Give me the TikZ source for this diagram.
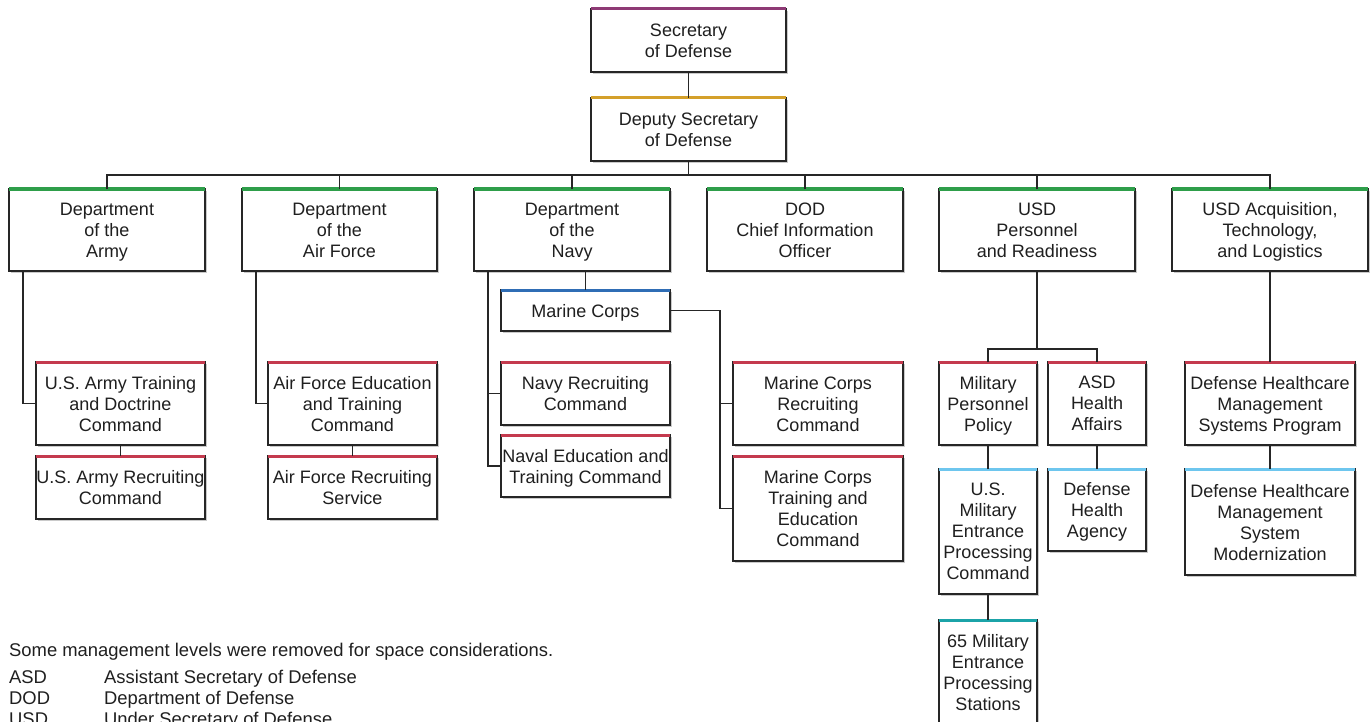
\documentclass[tikz,border=0pt]{standalone}
\usepackage{fontspec}
\setmainfont{Liberation Sans}
\usetikzlibrary{shadows}
\definecolor{linec}{HTML}{262626}
\definecolor{cpurple}{HTML}{8E3A75}
\definecolor{cgold}{HTML}{D4A02A}
\definecolor{cgreen}{HTML}{2E9E4A}
\definecolor{cred}{HTML}{C43A4E}
\definecolor{cblue}{HTML}{2F6DB5}
\definecolor{clight}{HTML}{6EC6EE}
\definecolor{cteal}{HTML}{1BA3A8}
\tikzset{
  orgbox/.style={draw=linec, line width=1.3pt, fill=white, inner sep=0pt,
    outer sep=0pt, anchor=north west,
    drop shadow={shadow xshift=2pt, shadow yshift=-2pt, opacity=0.35, fill=black!60}},
  boxtext/.style={align=center, inner sep=0pt, text=black!88,
    text depth=0pt,
    font=\fontsize{18}{21}\selectfont},
  conn/.style={draw=linec, line width=1.8pt},
  topbar/.style={line width=3pt, line cap=butt},
  legend/.style={anchor=base west, inner sep=0pt, text=black!88, font=\fontsize{18.4}{21}\selectfont}
}
\newcommand\orgbox[7]{%
  \node[orgbox, minimum width=#4pt, minimum height=#5pt] (#1) at (#2,#3) {};
  \node[boxtext] (#1-t) at (#1.center) {#7};
  \draw[topbar, #6] (#1.north west) -- (#1.north east);
}
\begin{document}
\begin{tikzpicture}[x=1pt, y=-1pt]
\useasboundingbox (0,0) rectangle (1372,722);
% top
\orgbox{sec}{591}{9}{195}{63}{cpurple}{Secretary\\of Defense}
\orgbox{dep}{591}{98}{195}{63}{cgold}{Deputy Secretary\\of Defense}
% level 2
\orgbox{army}{9}{189}{196}{82}{cgreen}{Department\\of the\\Army}
\orgbox{af}{242}{189}{195}{82}{cgreen}{Department\\of the\\Air Force}
\orgbox{navy}{474}{189}{196}{82}{cgreen}{Department\\of the\\Navy}
\orgbox{cio}{707}{189}{196}{82}{cgreen}{DOD\\Chief Information\\Officer}
\orgbox{pr}{939}{189}{196}{82}{cgreen}{USD\\Personnel\\and Readiness}
\orgbox{atl}{1172}{189}{196}{82}{cgreen}{USD Acquisition,\\Technology,\\and Logistics}
% army
\orgbox{tradoc}{36}{362}{169}{83}{cred}{U.S. Army Training\\and Doctrine\\Command}
\orgbox{usarec}{36}{456}{169}{63}{cred}{U.S. Army Recruiting\\Command}
% air force
\orgbox{aetc}{268}{362}{169}{83}{cred}{Air Force Education\\and Training\\Command}
\orgbox{afrs}{268}{456}{169}{63}{cred}{Air Force Recruiting\\Service}
% navy
\orgbox{mc}{501}{290}{169}{41}{cblue}{Marine Corps}
\orgbox{nrc}{501}{362}{169}{63}{cred}{Navy Recruiting\\Command}
\orgbox{netc}{501}{435}{169}{62}{cred}{Naval Education and\\Training Command}
\orgbox{mcrc}{733}{362}{170}{83}{cred}{Marine Corps\\Recruiting\\Command}
\orgbox{mcte}{733}{456}{170}{105}{cred}{Marine Corps\\Training and\\Education\\Command}
% personnel and readiness
\orgbox{mpp}{939}{362}{98}{83}{cred}{Military\\Personnel\\Policy}
\orgbox{asdha}{1048}{362}{98}{83}{cred}{ASD\\Health\\Affairs}
\orgbox{mepcom}{939}{469}{98}{125}{clight}{U.S.\\Military\\Entrance\\Processing\\Command}
\orgbox{dha}{1048}{469}{98}{82}{clight}{Defense\\Health\\Agency}
\orgbox{meps}{939}{620}{98}{104}{cteal}{65 Military\\Entrance\\Processing\\Stations}
% AT&L
\orgbox{dhmsp}{1185}{362}{170}{83}{cred}{Defense Healthcare\\Management\\Systems Program}
\orgbox{dhmsm}{1185}{469}{170}{106}{clight}{Defense Healthcare\\Management\\System\\Modernization}
% connectors
\coordinate (bus) at (0,175);
\draw[conn] (sec.south) -- (dep.north);
\draw[conn] (dep.south) -- (dep.south |- bus);
\draw[conn] (army.north) -- (army.north |- bus) -- (atl.north |- bus) -- (atl.north);
\foreach \n in {af,navy,cio,pr} \draw[conn] (\n.north) -- (\n.north |- bus);
\draw[conn] ([xshift=14pt]army.south west) |- (tradoc.west);
\draw[conn] (tradoc.south) -- (usarec.north);
\draw[conn] ([xshift=14pt]af.south west) |- (aetc.west);
\draw[conn] (aetc.south) -- (afrs.north);
\draw[conn] (mc.north) -- (mc.north |- navy.south);
\draw[conn] ([xshift=14pt]navy.south west) |- (netc.west);
\draw[conn] ([xshift=14pt]navy.south west) |- (nrc.west);
\draw[conn] (mc.east) -- ++(50,0) coordinate (mcj) |- (mcte.west);
\draw[conn] (mcj) |- (mcrc.west);
\coordinate (prj) at (0,349);
\draw[conn] (pr.south) -- (pr.south |- prj);
\draw[conn] (mpp.north) -- (mpp.north |- prj) -| (asdha.north);
\draw[conn] (mpp.south) -- (mepcom.north);
\draw[conn] (asdha.south) -- (dha.north);
\draw[conn] (mepcom.south) -- (meps.north);
\draw[conn] (atl.south) -- (dhmsp.north);
\draw[conn] (dhmsp.south) -- (dhmsm.north);
% legend
\node[legend] (note) at (9,656) {Some management levels were removed for space considerations.};
\node[legend] (asd) at (9,683) {ASD};
\node[legend] (asdd) at (104,683) {Assistant Secretary of Defense};
\node[legend] (dod) at (9,704) {DOD};
\node[legend] (dodd) at (104,704) {Department of Defense};
\node[legend] (usd) at (9,725) {USD};
\node[legend] (usdd) at (104,725) {Under Secretary of Defense};
\end{tikzpicture}
\end{document}
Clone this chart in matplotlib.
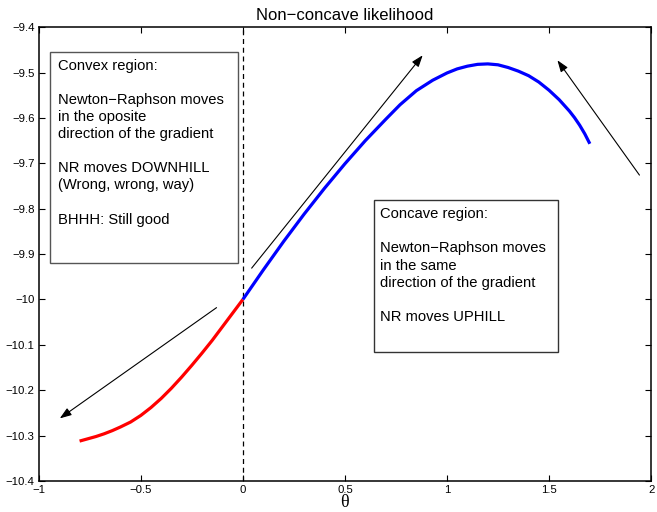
import matplotlib
matplotlib.use("Agg")
import matplotlib.pyplot as plt
from matplotlib.patches import Rectangle

# ---- data ----
red_x = [-0.80, -0.76, -0.72, -0.68, -0.64, -0.60, -0.55, -0.50, -0.45, -0.40,
         -0.35, -0.30, -0.25, -0.20, -0.15, -0.10, -0.05, 0.00]
red_y = [-10.312, -10.307, -10.302, -10.296, -10.289, -10.281, -10.270, -10.2555,
         -10.238, -10.218, -10.1955, -10.171, -10.145, -10.118, -10.090, -10.060,
         -10.030, -10.000]

blue_x = [0.00, 0.10, 0.20, 0.30, 0.40, 0.50, 0.60, 0.70, 0.77, 0.85, 0.93, 1.00,
          1.05, 1.10, 1.15, 1.20, 1.25, 1.30, 1.35, 1.40, 1.45, 1.50, 1.55, 1.60,
          1.625, 1.65, 1.675, 1.70]
blue_y = [-10.000, -9.935, -9.872, -9.812, -9.755, -9.701, -9.650, -9.603, -9.571,
          -9.540, -9.517, -9.501, -9.492, -9.486, -9.482, -9.481, -9.483, -9.489,
          -9.497, -9.507, -9.521, -9.539, -9.560, -9.585, -9.5995, -9.616, -9.635,
          -9.657]

x_ticks = [-1, -0.5, 0, 0.5, 1, 1.5, 2]
x_labels = ["\u22121", "\u22120.5", "0", "0.5", "1", "1.5", "2"]
y_ticks = [-10.4, -10.3, -10.2, -10.1, -10.0, -9.9, -9.8, -9.7, -9.6, -9.5, -9.4]
y_labels = ["\u221210.4", "\u221210.3", "\u221210.2", "\u221210.1", "\u221210",
            "\u22129.9", "\u22129.8", "\u22129.7", "\u22129.6", "\u22129.5", "\u22129.4"]

# arrows: (start, end) in data coordinates
arrows = [((-0.129, -10.018), (-0.897, -10.262)),
          ((0.043, -9.931), (0.881, -9.462)),
          ((1.943, -9.726), (1.541, -9.473))]

convex_text = ("Convex region:\n\nNewton\u2212Raphson moves\nin the oposite\n"
               "direction of the gradient\n\nNR moves DOWNHILL\n(Wrong, wrong, way)\n\n"
               "BHHH: Still good")
concave_text = ("Concave region:\n\nNewton\u2212Raphson moves\nin the same\n"
                "direction of the gradient\n\nNR moves UPHILL")

plt.rcParams['font.family'] = ['Liberation Sans', 'DejaVu Sans']

fig = plt.figure(figsize=(6.57, 5.12), dpi=100)
ax = fig.add_axes([0.059, 0.0605, 0.932, 0.8865])

ax.plot(red_x, red_y, color='#ff0000', lw=2.3, solid_capstyle='butt',
        solid_joinstyle='round', zorder=3)
ax.plot(blue_x, blue_y, color='#0000ff', lw=2.3, solid_capstyle='butt',
        solid_joinstyle='round', zorder=3)
ax.plot([0, 0], [-10.4, -9.4], color='black', lw=0.9, ls=(0, (4, 3)), zorder=2)

for (s, e) in arrows:
    ax.annotate("", xy=e, xytext=s,
                arrowprops=dict(arrowstyle='-|>,head_length=0.7,head_width=0.25',
                                color='black', lw=0.8, shrinkA=0, shrinkB=0))

ax.add_patch(Rectangle((-0.945, -9.920), 0.923, 0.466, fill=False,
                       edgecolor='#555555', lw=1.0, zorder=4))
ax.add_patch(Rectangle((0.644, -10.115), 0.899, 0.334, fill=False,
                       edgecolor='#333333', lw=1.0, zorder=4))

ax.text(-0.907, -9.470, convex_text, fontsize=10.6, va='top', ha='left',
        linespacing=1.28, zorder=5)
ax.text(0.672, -9.797, concave_text, fontsize=10.6, va='top', ha='left',
        linespacing=1.28, zorder=5)

ax.set_xlim(-1, 2)
ax.set_ylim(-10.4, -9.4)
ax.set_xticks(x_ticks)
ax.set_xticklabels(x_labels)
ax.set_yticks(y_ticks)
ax.set_yticklabels(y_labels)
ax.tick_params(direction='in', length=4, width=0.8, labelsize=8.2,
               top=True, right=True, pad=3)
for sp in ax.spines.values():
    sp.set_linewidth(1.1)

ax.set_title("Non\u2212concave likelihood", fontsize=12, pad=5)
ax.set_xlabel("\u03b8", fontsize=13, family='Liberation Serif', labelpad=-1)

fig.savefig("out.png", dpi=100)
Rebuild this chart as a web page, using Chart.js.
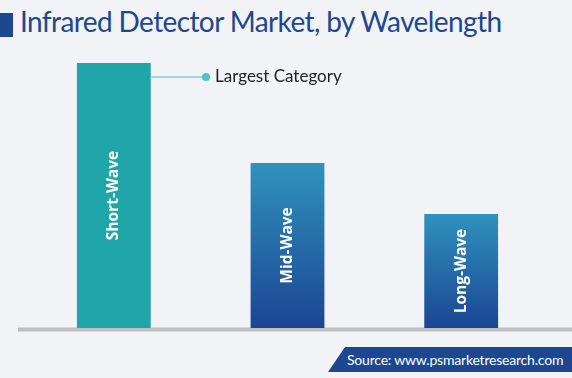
<!DOCTYPE html>
<html>
<head>
<meta charset="utf-8">
<script src="https://cdn.jsdelivr.net/npm/chart.js@4"></script>
<style>
    html, body { margin: 0; padding: 0; background: #f2f3f7; }
    #wrap { position: relative; width: 572px; height: 378px; overflow: hidden; }
    #chart { position: absolute; left: 0; top: 0; }
    .title-mark { position: absolute; left: 0; top: 13px; width: 13px; height: 24px; background: #1d478f; }
    .title { position: absolute; left: 20px; top: 4px; font: 28px Lato, sans-serif; letter-spacing: -0.6px; color: #1d478f; white-space: nowrap; }
    .source { position: absolute; left: 328px; top: 347px; width: 244px; height: 25px; background: #1d478f;
        clip-path: polygon(17px 0, 100% 0, 100% 100%, 0 100%); color: #fff; font: 14px Lato, sans-serif;
        letter-spacing: -0.2px; line-height: 25px; padding-left: 19px; box-sizing: border-box; white-space: nowrap; }
</style>
</head>
<body>
<div id="wrap">
    <div class="title-mark"></div>
    <div class="title">Infrared Detector Market, by Wavelength</div>
    <canvas id="chart" width="572" height="378"></canvas>
    <div class="source">Source: www.psmarketresearch.com</div>
</div>
<script>
const categories = ['Short-Wave', 'Mid-Wave', 'Long-Wave'];
const shareValues = [100, 62.3, 43];
const yMax = 100;
const largestLabel = 'Largest Category';

const axisLine = {
    id: 'axisLine',
    beforeDatasetsDraw(chart) {
        const c = chart.ctx;
        const y = chart.scales.y.getPixelForValue(0) + 1.5;
        c.save();
        c.strokeStyle = '#bfbfbf';
        c.lineWidth = 4;
        c.beginPath();
        c.moveTo(18, y);
        c.lineTo(chart.width, y);
        c.stroke();
        c.restore();
    }
};

const barText = {
    id: 'barText',
    afterDatasetsDraw(chart) {
        const c = chart.ctx;
        const bars = chart.getDatasetMeta(0).data;
        c.save();
        c.fillStyle = '#fff';
        c.font = 'bold 15.5px "Open Sans", sans-serif';
        c.textAlign = 'center';
        c.textBaseline = 'middle';
        bars.forEach((bar, i) => {
            c.save();
            c.translate(bar.x, (bar.y + bar.base) / 2);
            c.rotate(-Math.PI / 2);
            c.fillText(categories[i], 0, 0);
            c.restore();
        });

        // callout for the biggest bar
        const big = bars[0];
        const ly = big.y + 14;
        const x0 = big.x + big.width / 2;
        c.strokeStyle = '#7fd0dc';
        c.lineWidth = 1.5;
        c.beginPath();
        c.moveTo(x0, ly);
        c.lineTo(206, ly);
        c.stroke();
        c.fillStyle = '#4fc2d2';
        c.beginPath();
        c.arc(206, ly, 4, 0, Math.PI * 2);
        c.fill();
        c.fillStyle = '#222';
        c.font = '17px Lato, sans-serif';
        c.textAlign = 'left';
        c.fillText(largestLabel, 215, ly);
        c.restore();
    }
};

new Chart(document.getElementById('chart'), {
    type: 'bar',
    plugins: [axisLine, barText],
    data: {
        labels: categories,
        datasets: [{
            data: shareValues,
            borderWidth: 0,
            barPercentage: 0.85,
            categoryPercentage: 0.5,
            backgroundColor: function (context) {
                const chart = context.chart;
                const i = context.dataIndex;
                if (i === 0) return '#20a6a8';
                if (!chart.chartArea) return '#2a6fab';
                const y = chart.scales.y;
                const top = y.getPixelForValue(shareValues[i]);
                const bottom = y.getPixelForValue(0);
                const g = chart.ctx.createLinearGradient(0, top, 0, bottom);
                g.addColorStop(0, '#2f92bd');
                g.addColorStop(1, '#1b4593');
                return g;
            }
        }]
    },
    options: {
        responsive: false,
        animation: false,
        layout: { padding: { top: 63, bottom: 50, left: 27, right: 24 } },
        plugins: {
            legend: { display: false },
            tooltip: { enabled: false }
        },
        scales: {
            x: { display: false },
            y: { display: false, min: 0, max: yMax }
        }
    }
});
</script>
</body>
</html>
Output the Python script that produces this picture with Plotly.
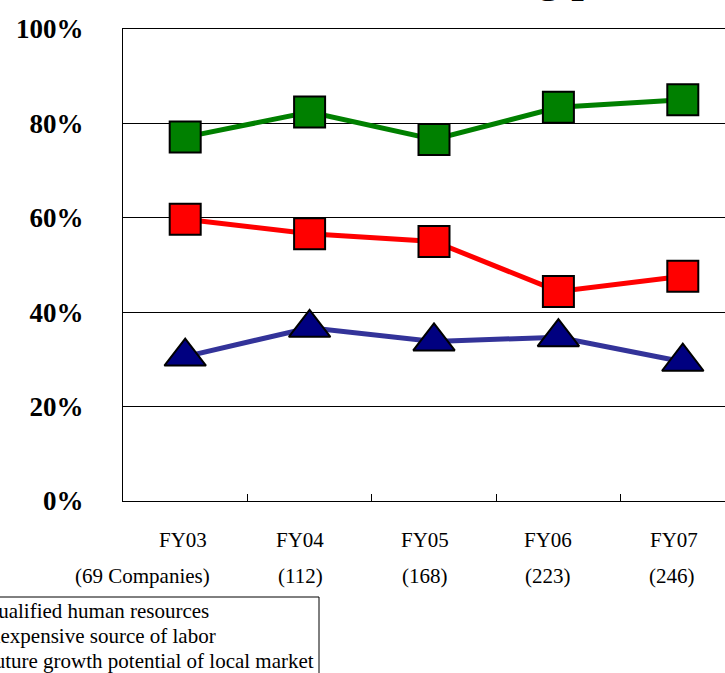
import plotly.graph_objects as go

categories = ["FY03", "FY04", "FY05", "FY06", "FY07"]
companies = ["(69 Companies)", "(112)", "(168)", "(223)", "(246)"]

qualified_hr = [30.6, 36.7, 33.8, 34.7, 29.5]
inexpensive_labor = [59.7, 56.6, 55.0, 44.4, 47.6]
growth_potential = [77.1, 82.4, 76.6, 83.4, 85.0]

series_names = [
    "Qualified human resources",
    "Inexpensive source of labor",
    "Future growth potential of local market",
]

ytick_vals = [0, 20, 40, 60, 80, 100]
ytick_labels = ["0%", "20%", "40%", "60%", "80%", "100%"]

title_text = "Rating percentages"

FONT = "'Liberation Serif', 'Times New Roman', Times, serif"

# plot-area geometry (pixels)
PL, PT, PB, W, H = 123, 29, 501, 725, 673
PH = PB - PT
PW = W - PL


def py(px):
    """pixel row -> paper y"""
    return (PB - px) / PH


def pxp(px):
    """pixel column -> paper x"""
    return (px - PL) / PW


fig = go.Figure()
fig.add_trace(go.Scatter(
    x=categories, y=qualified_hr, name=series_names[0],
    mode="lines+markers",
    line=dict(color="#333399", width=5),
    marker=dict(symbol="triangle-up", size=36, color="#000080",
                line=dict(color="black", width=2)),
))
fig.add_trace(go.Scatter(
    x=categories, y=inexpensive_labor, name=series_names[1],
    mode="lines+markers",
    line=dict(color="#FF0000", width=5),
    marker=dict(symbol="square", size=31, color="#FF0000",
                line=dict(color="black", width=2)),
))
fig.add_trace(go.Scatter(
    x=categories, y=growth_potential, name=series_names[2],
    mode="lines+markers",
    line=dict(color="#008000", width=5),
    marker=dict(symbol="square", size=31, color="#008000",
                line=dict(color="black", width=2)),
))

annotations = []
fy_offsets = [-2, -10, -9, -10, -9]
co_offsets = [-43, -9, -9, -10, -11]
for i, (fy, co) in enumerate(zip(categories, companies)):
    annotations.append(dict(
        x=fy, xref="x", y=py(540), yref="paper", yanchor="middle", xanchor="center",
        xshift=fy_offsets[i], text=fy, showarrow=False,
        font=dict(family=FONT, size=21, color="black"),
    ))
    annotations.append(dict(
        x=fy, xref="x", y=py(576), yref="paper", yanchor="middle", xanchor="center",
        xshift=co_offsets[i], text=co, showarrow=False,
        font=dict(family=FONT, size=21, color="black"),
    ))

# legend (manual so row spacing matches)
for k, name in enumerate(series_names):
    annotations.append(dict(
        x=pxp(-19), xref="paper", xanchor="left",
        y=py(611 + 25 * k), yref="paper", yanchor="middle",
        text=name, showarrow=False,
        font=dict(family=FONT, size=21, color="black"),
    ))

annotations.append(dict(
    x=pxp(428), xref="paper", xanchor="left", y=1, yref="paper", yanchor="bottom",
    yshift=25, text=f"<b>{title_text}</b>", showarrow=False,
    font=dict(family=FONT, size=45, color="black"),
))

fig.update_layout(
    width=W, height=H,
    margin=dict(l=PL, r=0, t=PT, b=H - PB, autoexpand=False),
    paper_bgcolor="white", plot_bgcolor="white",
    font=dict(family=FONT, color="black"),
    showlegend=False,
    annotations=annotations,
    shapes=[dict(
        type="rect", xref="paper", yref="paper",
        x0=pxp(-40), x1=pxp(319), y0=py(597), y1=py(720),
        line=dict(color="black", width=1), fillcolor="rgba(0,0,0,0)",
        layer="above",
    )],
)
fig.update_xaxes(
    type="category",
    range=[-0.5, -0.5 + PW / 124.4],
    showticklabels=False,
    tickson="boundaries", ticks="inside", ticklen=7, tickcolor="black",
    showgrid=False, zeroline=False,
    showline=True, linecolor="black", linewidth=1, mirror=True,
)
fig.update_yaxes(
    range=[0, 100],
    tickvals=ytick_vals, ticktext=[f"<b>{t}</b>" for t in ytick_labels],
    ticks="", showgrid=True, gridcolor="black", gridwidth=1,
    zeroline=False, showline=True, linecolor="black", linewidth=1,
    tickfont=dict(family=FONT, size=27, color="black"),
    ticklabelstandoff=33,
)

fig.write_html("out.html", config={"displayModeBar": False},
               post_script="document.body.style.margin='0px';")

[PROBLEM REQUIREMENTS]
Nothing but the lines from the one with "Output the Python" through the one with "growth_potential = [77.1, 82.4, 76.6, 83.4, 85.0]" is to be copied, exactly and ends included. Leave pictures out.

[RESPONSE TO THE EXERCISE]
Output the Python script that produces this picture with Plotly.
import plotly.graph_objects as go

categories = ["FY03", "FY04", "FY05", "FY06", "FY07"]
companies = ["(69 Companies)", "(112)", "(168)", "(223)", "(246)"]

qualified_hr = [30.6, 36.7, 33.8, 34.7, 29.5]
inexpensive_labor = [59.7, 56.6, 55.0, 44.4, 47.6]
growth_potential = [77.1, 82.4, 76.6, 83.4, 85.0]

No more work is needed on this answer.